While the industry bosses worry about the prospect of music and AI becoming interchangeable terms, many artists don’t shy away from experimenting with the technology. The realm of visual art feels particularly accommodating to artificial intelligence. The Music Void keeps fingers on the pulse while AI-generated videos are still a trend. Although quite often the result can be seen as somewhat whacky, these works outline the intention of artists to reach the future. A manoeuvre that may be a bit similar to new-wave acts experimenting with synths in the late 70s. Here are a few examples.

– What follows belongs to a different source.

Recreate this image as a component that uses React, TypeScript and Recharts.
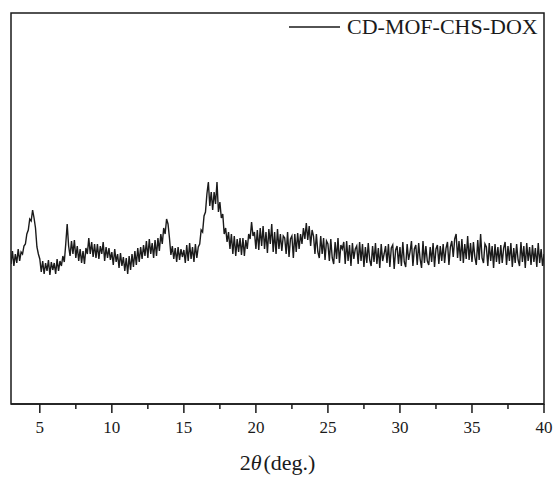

Mickelson – “Jump Off The Earth”
San Francisco-based songwriter Scott Mickelson teamed up with German artist Soundfaenger to produce an AI-generated video for the musician’s forthcoming single “Jump Off The Earth”. Pondering over mortality, the adventurous folk-rock ballad resonates with the quirky aesthetics of the visual work that evokes the motion picture concept. The video was created with the help of Stable Diffusion, a deep learning, text-to-image model. Talking about the video, Mickelson said: “I was intrigued by Stable Diffusion in particular and envisioned a storyline to accompany the song “Jump Off The Earth”. I reached out to an animator in Germany named Soundfaengar and sent my outline and scene descriptions to him. We developed around thirty different scenes which I edited and put together in my video editor at home”.
Tungz – “Messages”
Bristol/London-based psych-pop quartet Tungz chose AI to deliver abstract and philosophical ideas behind their effervescent song. The video contains a sequence of images and stills that “are meant to signify how memory mutates and devolves into intangibility as time passes”. The concept was inspired by Alan Resnick who produced variant animation works utilising DALL-E 2. The retrofuturistic nature of images alludes to the theme of connection between different temporal dimensions and fantasy. “It’s a song about romanticising your past and trying to get back to some imaginary glory days that never actually existed”, Tungz say.
Róisín Murphy – “The Universe”
Irish maverick Róisín Murphy has recently shared an AI-generated artwork of her forthcoming album Hit Parade. Similarly to the cover, a visualiser for the latest single “Universe” features a quirky “moving” image designed by Canadian artist Beth Frey. With a female face shaped as if it was a urinal or litter bin, the video conjures up the sarcastic surrealism of Monty Python and the humorous realism of Martin Parr’s photography. This ties in with Murphy’s view of the universe as a paradox: “The universe at large is playful and terrifying. There is no discernible sense to it. The story that is always being told is on multiple levels, levels we don’t see or understand”.